The old regime taxes more on paper, but rewards you for 80C investments, 80D health premiums, HRA and home-loan interest. Whether it wins comes down to one question: how much do you actually claim?
| New regime | Old regime | |
|---|---|---|
| Standard deduction | ₹75,000 | ₹50,000 |
| Tax-free up to (rebate) | ₹12L taxable | ₹5L taxable |
| 80C / 80D / HRA | Not allowed | Allowed |
| Home-loan interest | Not allowed (self-occupied) | Up to ₹2L |
| Slab rates | Lower | Higher |
| Best for | Few deductions | Heavy deductions |
Pick New regime if…
- You don't have big 80C/80D investments or rent to claim.
- You're early-career and prefer take-home over locking money in tax-savers.
- Your taxable income is at or below ₹12 lakh.
Pick Old regime if…
- You max 80C (₹1.5L), pay health premiums, and claim HRA or home-loan interest.
- Your total deductions comfortably exceed ~₹3.5–4 lakh.
- You'd invest in ELSS/PPF anyway, so the lock-in isn't a sacrifice.
The verdict
If you claim serious deductions, the old regime often still wins.
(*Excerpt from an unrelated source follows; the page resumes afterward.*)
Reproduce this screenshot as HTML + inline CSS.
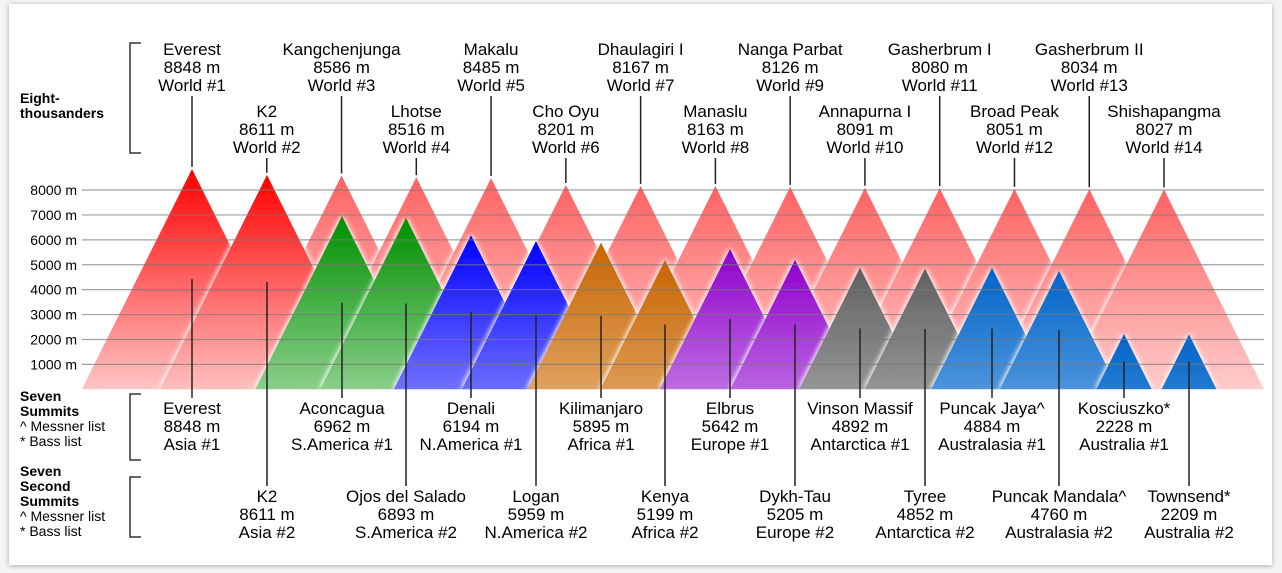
<!DOCTYPE html>
<html><head><meta charset="utf-8"><style>
html,body{margin:0;padding:0;background:#f4f4f4;width:1282px;height:573px;overflow:hidden}
.card{position:absolute;left:9px;top:4px;width:1263px;height:561px;background:#fff;box-shadow:0 1px 5px rgba(0,0,0,.3)}
svg{position:absolute;left:0;top:0}
text{font-family:"Liberation Sans",Arial,sans-serif;fill:#000}
</style></head><body>
<div class="card"></div>
<svg id="s" width="1282" height="573" xmlns="http://www.w3.org/2000/svg">
<defs>
<filter id="glow" x="-20%" y="-20%" width="140%" height="140%">
<feGaussianBlur in="SourceAlpha" stdDeviation="3" result="b"/>
<feFlood flood-color="#fff" flood-opacity="0.9"/>
<feComposite in2="b" operator="in" result="g"/>
<feMerge><feMergeNode in="g"/><feMergeNode in="g"/><feMergeNode in="SourceGraphic"/></feMerge>
</filter>
</defs>
<g id="back"></g><g id="front"></g><g id="grid"></g><g id="lbl"></g>
</svg>
<script>
var NS="http://www.w3.org/2000/svg",s=document.getElementById('s'),defs=s.querySelector('defs');
function el(p,t,a,txt){var e=document.createElementNS(NS,t);for(var k in a)e.setAttribute(k,a[k]);if(txt!==undefined)e.textContent=txt;p.appendChild(e);return e;}
var B=389.3,K=0.02491,gid=0;
function tri(g,x,h,c1,c2){var H=h*K,py=B-H;var id='g'+(gid++);
var lg=el(defs,'linearGradient',{id:id,gradientUnits:'userSpaceOnUse',x1:0,y1:py,x2:0,y2:py+220});
el(lg,'stop',{offset:0,'stop-color':c1});el(lg,'stop',{offset:1,'stop-color':c2});
el(g,'polygon',{points:(x-H/2)+','+B+' '+x+','+py+' '+(x+H/2)+','+B,fill:'url(#'+id+')',filter:'url(#glow)'});return py;}
var back=document.getElementById('back'),front=document.getElementById('front'),grid=document.getElementById('grid'),lbl=document.getElementById('lbl');
var E=[["Everest",8848],["K2",8611],["Kangchenjunga",8586],["Lhotse",8516],["Makalu",8485],["Cho Oyu",8201],["Dhaulagiri I",8167],["Manaslu",8163],["Nanga Parbat",8126],["Annapurna I",8091],["Gasherbrum I",8080],["Broad Peak",8051],["Gasherbrum II",8034],["Shishapangma",8027]];
E.forEach(function(m,i){var x=192+i*74.77;var py=B-m[1]*K;
if(i>=2)tri(back,x,m[1],'#ff6262','#ffd6d6');
var row=i%2,y0=row?117:55;
[m[0],m[1]+' m','World #'+(i+1)].forEach(function(t,j){el(lbl,'text',{x:x,y:y0+j*18,'text-anchor':'middle','font-size':17},t);});
el(lbl,'line',{x1:x,x2:x,y1:row?158:96,y2:py-2,stroke:'#222','stroke-width':1.5});});
var S=[["Everest",8848,"Asia #1",192,'#ff0000','#ffc4c4'],["K2",8611,"Asia #2",267,'#ff0000','#ffc4c4'],
["Aconcagua",6962,"S.America #1",342,'#009000','#b0e0b0'],["Ojos del Salado",6893,"S.America #2",406,'#009000','#b0e0b0'],
["Denali",6194,"N.America #1",471,'#0000ff','#a0a0ff'],["Logan",5959,"N.America #2",536,'#0000ff','#a0a0ff'],
["Kilimanjaro",5895,"Africa #1",601,'#c86400','#ecc090'],["Kenya",5199,"Africa #2",665,'#c86400','#ecc090'],
["Elbrus",5642,"Europe #1",730,'#9000cc','#d8a8f0'],["Dykh-Tau",5205,"Europe #2",795,'#9000cc','#d8a8f0'],
["Vinson Massif",4892,"Antarctica #1",860,'#606060','#c0c0c0'],["Tyree",4852,"Antarctica #2",925,'#606060','#c0c0c0'],
["Puncak Jaya^",4884,"Australasia #1",992,'#0064c8','#8cbcec'],["Puncak Mandala^",4760,"Australasia #2",1059,'#0064c8','#8cbcec'],
["Kosciuszko*",2228,"Australia #1",1124,'#0064c8','#8cbcec'],["Townsend*",2209,"Australia #2",1189,'#0064c8','#8cbcec']];
S.forEach(function(m,i){var H=m[1]*K;tri(front,m[3],m[1],m[4],m[5]);
var row=i%2,y0=row?502:414;
[m[0],m[1]+' m',m[2]].forEach(function(t,j){el(lbl,'text',{x:m[3],y:y0+j*18,'text-anchor':'middle','font-size':17},t);});
el(lbl,'line',{x1:m[3],x2:m[3],y1:B-H/2,y2:row?486:398,stroke:'#222','stroke-width':1.5});});
for(var k=1;k<=8;k++){var y=B-k*1000*K;el(grid,'line',{x1:82,x2:1264,y1:y,y2:y,stroke:'#777','stroke-opacity':0.7,'stroke-width':1.2});
el(lbl,'text',{x:77,y:y+5,'text-anchor':'end','font-size':14},k*1000+' m');}
function br(y1,y2){el(lbl,'path',{d:'M141 '+y1+'H130V'+y2+'H141',fill:'none',stroke:'#333','stroke-width':1.5});}
br(43,153);br(394,460);br(477,537);
function tl(t,x,y,b){el(lbl,'text',{x:x,y:y,'font-size':14,'font-weight':b?'bold':'normal'},t);}
tl('Eight-',20,103,1);tl('thousanders',20,118,1);
tl('Seven',20,401,1);tl('Summits',20,416,1);tl('^  Messner list',20,431);tl('*  Bass list',20,446);
tl('Seven',20,476,1);tl('Second',20,491,1);tl('Summits',20,506,1);tl('^  Messner list',20,521);tl('*  Bass list',20,536);
</script>
</body></html>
If you don't — which is most young earners — the new regime almost always leaves more in your hand and skips the paperwork. Don't guess: run your exact numbers through both.
Common questions
- Is income up to ₹12 lakh really tax-free in the new regime?
- Yes, for FY 2025-26 the Section 87A rebate makes tax zero up to ₹12 lakh of taxable income (about ₹12.75 lakh gross for salaried, after the ₹75,000 standard deduction). Earn more and normal slabs apply, with marginal relief near the threshold.
- Can I switch between regimes?
- Salaried people without business income can choose afresh every year at filing. Those with business income face restrictions on switching back to the new regime once they opt out.